Why did he say that? God, what a horrible thing to do to a child.

He turned on the computer. His hands shook. He typed in the address of his wife’s school Web site. The password was JoeLoves Dolly now.

There had been nothing wrong with her e-mail.

Dolly did not know much about computers or the Internet. So Joe had gone into it earlier and changed her password. That was why her e-mail hadn’t “worked” properly. She had the wrong password, so when she tried to log in, it wouldn’t let her.

Now, in the safety of this room he so dearly loved, Joe Lewiston checked what e-mails had come in for her. He hoped that he wouldn’t see that same sender e-mail address again.

But he did.

He bit down so he didn’t scream out loud. There was only so long he could stall before Dolly would want to know what was wrong with her e-mail. He had a day maybe, no more. And he did not think a day would be enough.

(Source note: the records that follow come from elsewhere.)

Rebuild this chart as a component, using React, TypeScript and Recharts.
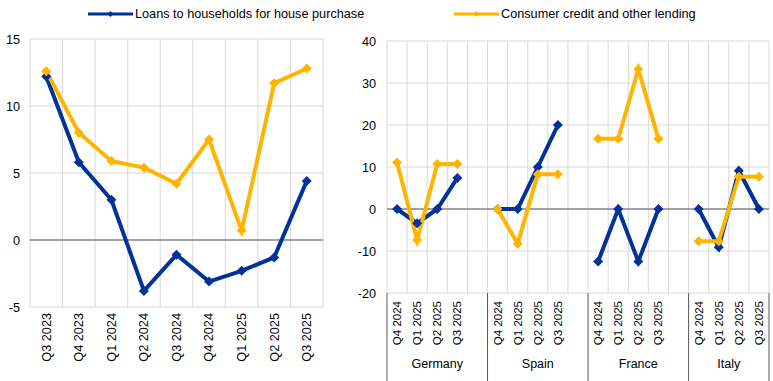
import React from "react";
import { LineChart, Line, XAxis, YAxis, CartesianGrid, ReferenceLine } from "recharts";

// ---------- Data ----------
const seriesNames = ["Loans to households for house purchase", "Consumer credit and other lending"];

const euroQuarters = ["Q3 2023", "Q4 2023", "Q1 2024", "Q2 2024", "Q3 2024", "Q4 2024", "Q1 2025", "Q2 2025", "Q3 2025"];
const euroLoans = [12.2, 5.8, 3.0, -3.8, -1.1, -3.1, -2.3, -1.3, 4.4];
const euroConsumer = [12.6, 8.0, 5.9, 5.4, 4.2, 7.5, 0.7, 11.7, 12.8];
const euroYTicks = [-5, 0, 5, 10, 15];

const countries = ["Germany", "Spain", "France", "Italy"];
const countryQuarters = ["Q4 2024", "Q1 2025", "Q2 2025", "Q3 2025"];
const germanyLoans = [0, -3.4, 0, 7.4];
const germanyConsumer = [11.1, -7.4, 10.7, 10.7];
const spainLoans = [0, 0, 10, 20];
const spainConsumer = [0, -8.3, 8.3, 8.3];
const franceLoans = [-12.5, 0, -12.5, 0];
const franceConsumer = [16.7, 16.7, 33.3, 16.7];
const italyLoans = [0, -9.1, 9.1, 0];
const italyConsumer = [-7.7, -7.7, 7.7, 7.7];
const countryYTicks = [-20, -10, 0, 10, 20, 30, 40];

// ---------- Styles ----------
const BLUE = "#003299";
const YELLOW = "#FFB400";
const GRID = "#d9d9d9";
const ZERO = "#595959";
const FONT = "Arial, 'Liberation Sans', sans-serif";

// ---------- Built tables ----------
const euroData = euroQuarters.map((q, i) => ({ x: i + 0.5, loans: euroLoans[i], consumer: euroConsumer[i] }));
const euroTicks = euroData.map((d) => d.x);

const countryLoans = [germanyLoans, spainLoans, franceLoans, italyLoans];
const countryConsumer = [germanyConsumer, spainConsumer, franceConsumer, italyConsumer];
const SLOTS_PER_GROUP = countryQuarters.length + 1;
const TOTAL_SLOTS = countries.length * SLOTS_PER_GROUP - 1;

const countryData: { x: number; loans: number | null; consumer: number | null }[] = [];
countries.forEach((_, g) => {
  countryQuarters.forEach((_, q) => {
    countryData.push({ x: g * SLOTS_PER_GROUP + q + 0.5, loans: countryLoans[g][q], consumer: countryConsumer[g][q] });
  });
  if (g < countries.length - 1) {
    countryData.push({ x: g * SLOTS_PER_GROUP + countryQuarters.length + 0.5, loans: null, consumer: null });
  }
});
const countryTicks = countryData.filter((d) => d.loans !== null).map((d) => d.x);
const groupBoundaries = countries.map((_, g) => g * SLOTS_PER_GROUP).concat([TOTAL_SLOTS]);
const groupCenters = countries.map((_, g) => {
  const start = g * SLOTS_PER_GROUP;
  const end = Math.min(start + SLOTS_PER_GROUP, TOTAL_SLOTS);
  return (start + end) / 2;
});
const allCountryTicks = Array.from(new Set([...countryTicks, ...groupBoundaries, ...groupCenters])).sort((a, b) => a - b);

// ---------- Helpers ----------
const boundaryGen = (n: number) => (args: any) => {
  const { offset } = args;
  const out: number[] = [];
  for (let k = 0; k <= n; k++) out.push(offset.left + (offset.width * k) / n);
  return out;
};

const Diamond = (color: string, r: number) => (props: any) => {
  const { cx, cy, value, index } = props;
  if (value === null || value === undefined || cx == null || cy == null || isNaN(cy)) return <g key={`e${index}`} />;
  return (
    <polygon
      key={`d${index}`}
      points={`${cx},${cy - r} ${cx + r},${cy} ${cx},${cy + r} ${cx - r},${cy}`}
      fill={color}
      stroke="none"
    />
  );
};

const RotLabel = ({ x, y, label, fontSize }: { x: number; y: number; label: string; fontSize: number }) => (
  <text
    x={x}
    y={y}
    transform={`rotate(-90, ${x}, ${y})`}
    textAnchor="end"
    dy="0.35em"
    fontSize={fontSize}
    fontFamily={FONT}
    fill="#000"
  >
    {label}
  </text>
);

const EuroTick = (props: any) => {
  const { x, y, payload } = props;
  return <RotLabel x={x} y={y + 6} label={euroQuarters[Math.floor(payload.value)]} fontSize={12.7} />;
};

const Q_AXIS_H = 58;
const G_AXIS_H = 30;

const CountryTick = (props: any) => {
  const { x, y, payload } = props;
  const v = payload.value;
  const parts: React.ReactNode[] = [];
  if (groupBoundaries.includes(v)) {
    parts.push(<line key="sep" x1={x} x2={x} y1={y} y2={y + Q_AXIS_H + G_AXIS_H} stroke={ZERO} strokeWidth={1} />);
  }
  if (countryTicks.includes(v)) {
    parts.push(
      <RotLabel key="q" x={x} y={y + 8} label={countryQuarters[Math.floor(v) % SLOTS_PER_GROUP]} fontSize={11.5} />
    );
  }
  const ci = groupCenters.indexOf(v);
  if (ci >= 0) {
    parts.push(
      <text key="c" x={x} y={y + Q_AXIS_H + 13} dy="0.35em" textAnchor="middle" fontSize={12.5} fontFamily={FONT} fill="#000">
        {countries[ci]}
      </text>
    );
  }
  return <g>{parts}</g>;
};

const LegendItem = ({ color, label, left }: { color: string; label: string; left: number }) => (
  <div style={{ position: "absolute", left, top: 5, height: 18, display: "flex", alignItems: "center", whiteSpace: "nowrap" }}>
    <svg width={46} height={10} style={{ display: "block" }}>
      <line x1={0} x2={45} y1={5} y2={5} stroke={color} strokeWidth={3} />
      <polygon points="22.5,2 25.5,5 22.5,8 19.5,5" fill={color} />
    </svg>
    <span style={{ fontFamily: FONT, fontSize: 12.7, color: "#000", marginLeft: 1 }}>{label}</span>
  </div>
);

export default function App() {
  const yTickStyle = { fontSize: 12.7, fontFamily: FONT, fill: "#000" };
  return (
    <div style={{ position: "absolute", left: 0, top: 0, width: 773, height: 381, background: "#fff", overflow: "hidden" }}>
      <div style={{ position: "absolute", left: 0, top: 0 }}>
        <LineChart width={340} height={381} data={euroData} margin={{ top: 39, right: 17, bottom: 0, left: 0 }}>
          <CartesianGrid stroke={GRID} verticalCoordinatesGenerator={boundaryGen(euroQuarters.length)} />
          <XAxis
            type="number"
            dataKey="x"
            domain={[0, euroQuarters.length]}
            ticks={euroTicks}
            interval={0}
            axisLine={false}
            tickLine={false}
            tickSize={0}
            tickMargin={0}
            height={74}
            tick={EuroTick}
          />
          <YAxis
            type="number"
            domain={[-5, 15]}
            ticks={euroYTicks}
            interval={0}
            axisLine={false}
            tickLine={false}
            tickSize={0}
            tickMargin={10}
            width={30}
            tick={yTickStyle}
          />
          <ReferenceLine y={0} stroke={ZERO} strokeWidth={1} />
          <Line
            dataKey="loans"
            name={seriesNames[0]}
            stroke={BLUE}
            strokeWidth={4}
            dot={Diamond(BLUE, 5)}
            activeDot={false}
            isAnimationActive={false}
          />
          <Line
            dataKey="consumer"
            name={seriesNames[1]}
            stroke={YELLOW}
            strokeWidth={4}
            dot={Diamond(YELLOW, 5)}
            activeDot={false}
            isAnimationActive={false}
          />
        </LineChart>
      </div>

      <div style={{ position: "absolute", left: 345, top: 0 }}>
        <LineChart width={428} height={381} data={countryData} margin={{ top: 41, right: 4, bottom: 0, left: 0 }}>
          <CartesianGrid stroke={GRID} verticalCoordinatesGenerator={boundaryGen(TOTAL_SLOTS)} />
          <XAxis
            type="number"
            dataKey="x"
            domain={[0, TOTAL_SLOTS]}
            ticks={allCountryTicks}
            interval={0}
            axisLine={false}
            tickLine={false}
            tickSize={0}
            tickMargin={0}
            height={Q_AXIS_H + G_AXIS_H}
            tick={CountryTick}
          />
          <YAxis
            type="number"
            domain={[-20, 40]}
            ticks={countryYTicks}
            interval={0}
            axisLine={false}
            tickLine={false}
            tickSize={0}
            tickMargin={11}
            width={42}
            tick={yTickStyle}
          />
          <ReferenceLine y={0} stroke={ZERO} strokeWidth={1} />
          <Line
            dataKey="loans"
            name={seriesNames[0]}
            stroke={BLUE}
            strokeWidth={4}
            dot={Diamond(BLUE, 5)}
            activeDot={false}
            connectNulls={false}
            isAnimationActive={false}
          />
          <Line
            dataKey="consumer"
            name={seriesNames[1]}
            stroke={YELLOW}
            strokeWidth={4}
            dot={Diamond(YELLOW, 5)}
            activeDot={false}
            connectNulls={false}
            isAnimationActive={false}
          />
        </LineChart>
      </div>

      <LegendItem color={BLUE} label={seriesNames[0]} left={88} />
      <LegendItem color={YELLOW} label={seriesNames[1]} left={454} />
    </div>
  );
}
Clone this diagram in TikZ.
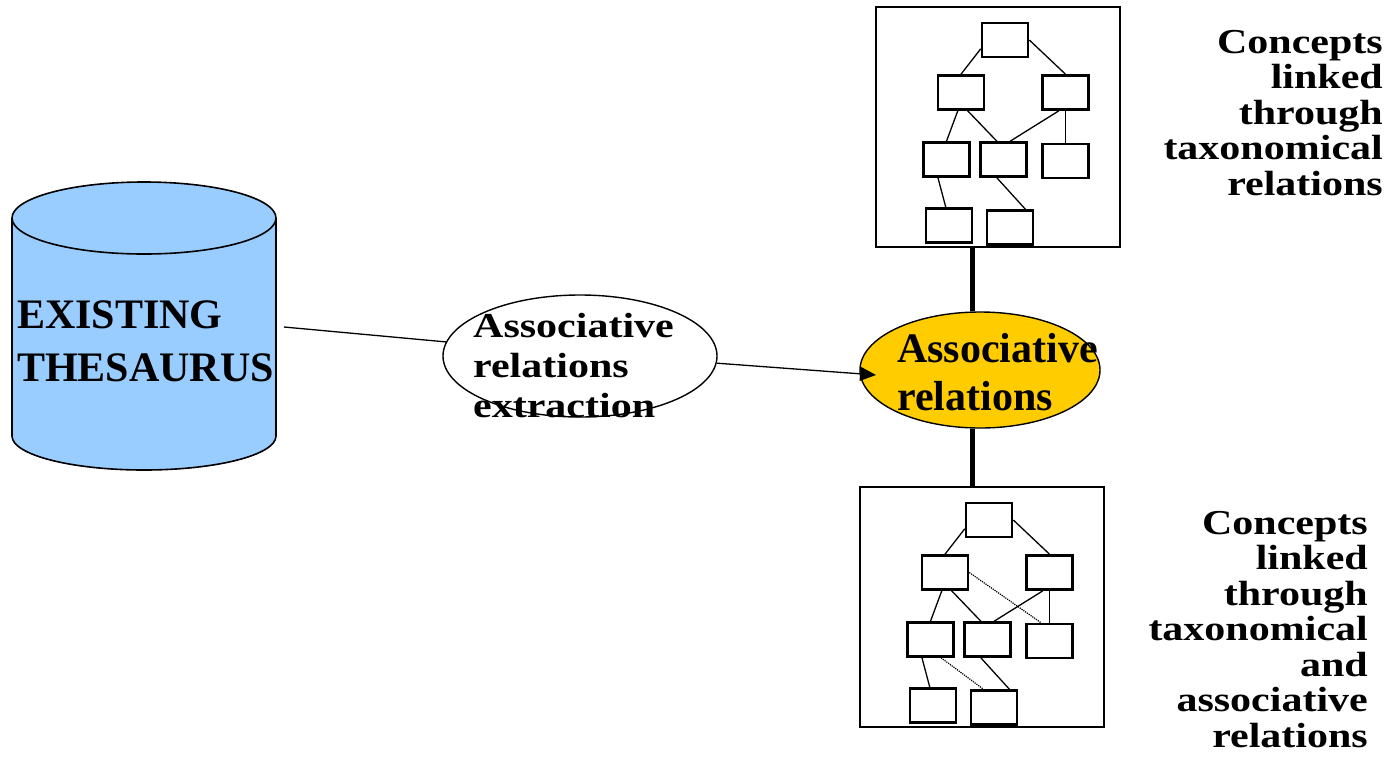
\documentclass[tikz,border=0pt]{standalone}
\usepackage{fontspec}
\setmainfont{Liberation Serif}
\newfontfamily\garafont[FakeStretch=1.2]{Liberation Serif}
\usetikzlibrary{shapes.geometric,arrows.meta}
\definecolor{thesblue}{HTML}{99CCFF}
\definecolor{assocyellow}{HTML}{FFCC00}

\begin{document}
\begin{tikzpicture}[x=1pt,y=-1pt,
  concept/.style={draw,line width=2.6pt,minimum width=46pt,minimum height=34pt,inner sep=0pt},
  panel/.style={draw,line width=1.6pt,minimum width=244pt,minimum height=240pt,inner sep=0pt},
  taxo/.style={line width=1.3pt},
  assocline/.style={densely dotted,line width=1.2pt},
  link/.style={line width=5pt},
  relation/.style={draw,ellipse,line width=1.4pt,inner sep=0pt},
  bigtxt/.style={font=\bfseries\fontsize{42}{48}\selectfont,align=left,inner sep=0pt},
  gartxt/.style={font=\garafont\bfseries\fontsize{35}{35.5}\selectfont,inner sep=0pt}]
\useasboundingbox (0,0) rectangle (1392,761);

%thesaurus
\fill[thesblue] (12,218) -- (12,436) arc[start angle=180,end angle=0,x radius=132,y radius=34]
  -- (276,218) arc[start angle=0,end angle=-180,x radius=132,y radius=36] -- cycle;
\draw[line width=1.6pt] (12,218) -- (12,436) arc[start angle=180,end angle=0,x radius=132,y radius=34] -- (276,218);
\draw[line width=1.6pt] (144,218) ellipse[x radius=132,y radius=36];
\node[bigtxt,font=\bfseries\fontsize{42}{53}\selectfont,anchor=base west] (thes) at (17,381) {EXISTING\\THESAURUS};
\coordinate (thes-out) at (284,327);

%extraction + relations
\node[relation,fill=white,minimum width=274pt,minimum height=122pt] (extr) at (580,356) {};
\node[gartxt,font=\garafont\bfseries\fontsize{35}{40}\selectfont,align=left,anchor=base west] (extr-txt) at (473,417) {Associative\\relations\\extraction};
\node[relation,fill=assocyellow,minimum width=240pt,minimum height=116pt] (assoc) at (980,370) {};
\node[bigtxt,anchor=base west] (assoc-txt) at (897,410) {Associative\\relations};
\coordinate (arr-end) at (876,375);

\draw[line width=1.3pt] (thes-out) -- (extr.174);
\draw[line width=1.3pt,-{Triangle[length=16pt,width=14pt]}] (extr.-3) -- (arr-end);

%taxonomies
\foreach \p/\dx/\dy in {t/0/0,b/-16/480}{
  \begin{scope}[shift={(\dx,\dy)}]
    \node[panel] (\p-frame) at (998,127) {};
    \foreach \n/\x/\y in {r/1005/40,a/961/92.5,b/1065.5/92.5,c/946.5/159.5,d/1003.5/159.5,e/1065.5/161,f/949/225.5,g/1010/227.5}
      \node[concept] (\p-\n) at (\x,\y) {};
    \draw[taxo] (\p-r.200) -- (\p-a.north);
    \draw[taxo] (\p-r.east) -- (\p-b.north);
    \draw[taxo] (\p-a.-100) -- (\p-c.north);
    \draw[taxo] (\p-a.-70) -- (\p-d.110);
    \draw[taxo] (\p-b.-110) -- (\p-d.70);
    \draw[taxo] (\p-b.south) -- (\p-e.north);
    \draw[taxo] (\p-c.-115) -- (\p-f.100);
    \draw[taxo] (\p-d.-110) -- (\p-g.50);
  \end{scope}
}
\draw[assocline] (b-a.east) -- (b-e.115);
\draw[assocline] (b-c.-60) -- (b-g.120);

\draw[link] (assoc.97) -- (assoc.97 |- t-frame.south);
\draw[link] (assoc.-97) -- (assoc.-97 |- b-frame.north);

\node[gartxt,align=right,anchor=base east] (t-note) at (1383,195) {Concepts\\linked\\through\\taxonomical\\relations};
\node[gartxt,align=right,anchor=base east] (b-note) at (1368,747) {Concepts\\linked\\through\\taxonomical\\and\\associative\\relations};
\end{tikzpicture}
\end{document}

TIA dropped Jill back at Yasmin’s. If Guy Novak minded or was surprised he didn’t show it. Tia didn’t have time to question it anyway. She sped to the FBI’s field office at 26 Federal Plaza. Hester Crimstein arrived at almost exactly the same time. They met up in the waiting room.

“Check the playbill,” Hester said. “You are to play the role of beloved wife. I’m the darling screen veteran who will cameo as his attorney.”

“I know.”

“Don’t say a word in there. Let me handle this.”

“It’s why I called you.”

Hester Crimstein started for the door. Tia followed. Hester opened it and burst through. Mike was sitting at a table. There were two other men in the room. One sat in the corner. The other hovered over Mike. The one doing the hovering stood upright when they entered and said, “Hello. My name is Special Agent Darryl LeCrue.”

“I don’t care,” Hester said.

“Excuse me?”

“No, I don’t think I will. Is my client under arrest?”

“We have reason to believe-”

“Don’t care. It is a yes or no question. Is my client under arrest?”